Prompt:
Transcribe all of the material below word for word and leave out its pictures.

Data excerpt:
★ ★ ★ ★ ★ ★ ★

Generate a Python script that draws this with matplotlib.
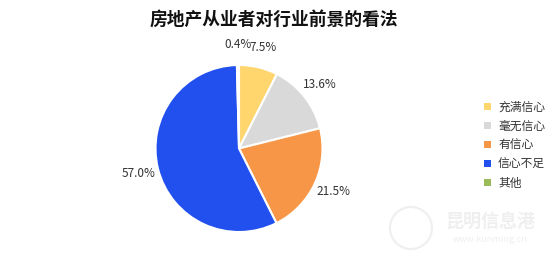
import matplotlib
matplotlib.use("Agg")
import matplotlib.pyplot as plt
from matplotlib.patches import Patch, Circle
from matplotlib.transforms import IdentityTransform

plt.rcParams["font.family"] = ["Noto Sans CJK SC", "DejaVu Sans"]

# pie order, clockwise from 12 o'clock
categories = ["充满信心", "毫无信心", "有信心", "信心不足", "其他"]
values = [7.5, 13.6, 21.5, 57.0, 0.4]
colors = ["#FFD56E", "#D9D9D9", "#F79646", "#2150EE", "#9BBB59"]
title = "房地产从业者对行业前景的看法"

W, H = 554, 259
fig = plt.figure(figsize=(W / 100, H / 100), dpi=100, facecolor="white")

# pie axes: centre (239,148) px, radius ~83.5 px
cx, cy, r = 239, 148.5, 83.5
ax = fig.add_axes([(cx - r) / W, (H - cy - r) / H, 2 * r / W, 2 * r / H])
wedges, texts = ax.pie(
    values,
    colors=colors,
    startangle=90,
    counterclock=False,
    labels=[f"{v:.1f}%" for v in values],
    labeldistance=1.24,
    wedgeprops=dict(edgecolor="white", linewidth=1.5),
    textprops=dict(fontsize=8.5, color="#333333"),
)
for t in texts:
    t.set_ha("center")
    t.set_va("center")
ax.set_xlim(-1, 1)
ax.set_ylim(-1, 1)
ax.set_aspect("equal")

fig.text(274 / W, 1 - 20 / H, title, ha="center", va="center",
         fontsize=12.8, fontweight="heavy", color="#111111")

handles = [Patch(facecolor=c, edgecolor="none") for c in colors]
leg = fig.legend(handles, categories, loc="upper left",
                 bbox_to_anchor=(478 / W, 1 - 95 / H), frameon=False,
                 fontsize=8.5, handlelength=0.6, handleheight=0.6,
                 handletextpad=0.6, labelspacing=0.5, borderpad=0)
for t in leg.get_texts():
    t.set_color("#333333")

# faint watermark
wm = "#EFEFEF"
fig.patches.append(Circle((411, H - 228), 21, transform=IdentityTransform(),
                          facecolor="none", edgecolor=wm, linewidth=1.5))
fig.text(490 / W, 1 - 221 / H, "昆明信息港", ha="center", va="center",
         fontsize=13, fontweight="bold", color=wm)
fig.text(490 / W, 1 - 240 / H, "www.kunming.cn", ha="center", va="center",
         fontsize=6.5, color=wm)

fig.savefig("out.png", dpi=100)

★ ★ ★ ★ ★ ★ ★

Response for this exercise:
Generate a Python script that draws this with matplotlib.
import matplotlib
matplotlib.use("Agg")
import matplotlib.pyplot as plt
from matplotlib.patches import Patch, Circle
from matplotlib.transforms import IdentityTransform

plt.rcParams["font.family"] = ["Noto Sans CJK SC", "DejaVu Sans"]

# pie order, clockwise from 12 o'clock
categories = ["充满信心", "毫无信心", "有信心", "信心不足", "其他"]
values = [7.5, 13.6, 21.5, 57.0, 0.4]
colors = ["#FFD56E", "#D9D9D9", "#F79646", "#2150EE", "#9BBB59"]
title = "房地产从业者对行业前景的看法"

W, H = 554, 259
fig = plt.figure(figsize=(W / 100, H / 100), dpi=100, facecolor="white")

# pie axes: centre (239,148) px, radius ~83.5 px
cx, cy, r = 239, 148.5, 83.5
ax = fig.add_axes([(cx - r) / W, (H - cy - r) / H, 2 * r / W, 2 * r / H])
wedges, texts = ax.pie(
    values,
    colors=colors,
    startangle=90,
    counterclock=False,
    labels=[f"{v:.1f}%" for v in values],
    labeldistance=1.24,
    wedgeprops=dict(edgecolor="white", linewidth=1.5),
    textprops=dict(fontsize=8.5, color="#333333"),
)
for t in texts:
    t.set_ha("center")
    t.set_va("center")
ax.set_xlim(-1, 1)
ax.set_ylim(-1, 1)
ax.set_aspect("equal")

fig.text(274 / W, 1 - 20 / H, title, ha="center", va="center",
         fontsize=12.8, fontweight="heavy", color="#111111")

handles = [Patch(facecolor=c, edgecolor="none") for c in colors]
leg = fig.legend(handles, categories, loc="upper left",
                 bbox_to_anchor=(478 / W, 1 - 95 / H), frameon=False,
                 fontsize=8.5, handlelength=0.6, handleheight=0.6,
                 handletextpad=0.6, labelspacing=0.5, borderpad=0)
for t in leg.get_texts():
    t.set_color("#333333")

# faint watermark
wm = "#EFEFEF"
fig.patches.append(Circle((411, H - 228), 21, transform=IdentityTransform(),
                          facecolor="none", edgecolor=wm, linewidth=1.5))
fig.text(490 / W, 1 - 221 / H, "昆明信息港", ha="center", va="center",
         fontsize=13, fontweight="bold", color=wm)
fig.text(490 / W, 1 - 240 / H, "www.kunming.cn", ha="center", va="center",
         fontsize=6.5, color=wm)

fig.savefig("out.png", dpi=100)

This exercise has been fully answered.